Hurricanes and Global Warming: Interview with Dr. Roy Spencer

Dr. Roy Spencer is a principal research scientist for University of Alabama in Huntsville. In the past, he has served as Senior Scientist for Climate Studies at NASA’s Marshall Space Flight Center in Huntsville, Alabama, where he directed research into the development and application of satellite passive microwave remote sensing techniques for measuring global temperature, water vapor, and precipitation. He currently is the U.S. Science Team Leader for the Advanced Microwave Scanning Radiometer (AMSR-E) on NASA’s Aqua satellite.

James Glassman: Do you reject the idea that Katrina was in any way manmade?

Dr. Roy Spencer: Well, yes. I think that’s an irresponsible position to take. Certainly, the previous huge hurricanes that we had in the 20′s, 30′s, 40′s, 50′s, didn’t have anything to do with mankind’s production of CO2 because we hadn’t produced very much by then, and I find it just irresponsible that anyone would claim that this hurricane was caused by global warming.
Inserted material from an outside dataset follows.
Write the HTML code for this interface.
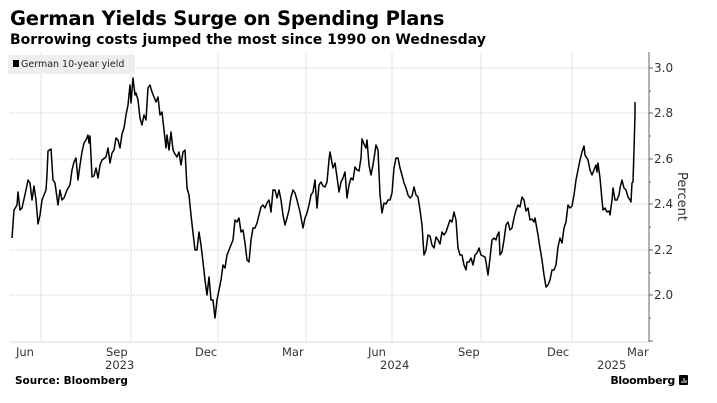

Glassman: You know, I was looking at the National Hurricane Center’s website and they list the 10 most intense hurricanes by barometric pressure. I know you feel we should take those numbers with a grain of salt; but still, these are clearly very intense hurricanes in American history. Now we add Katrina to that. We’ve got 11. Five of these hurricanes occurred between 1900 and 1935 and only two of them have occurred since 1969. I’m just wondering whether there is any evidence that the intensity of storms is increasing in the United States.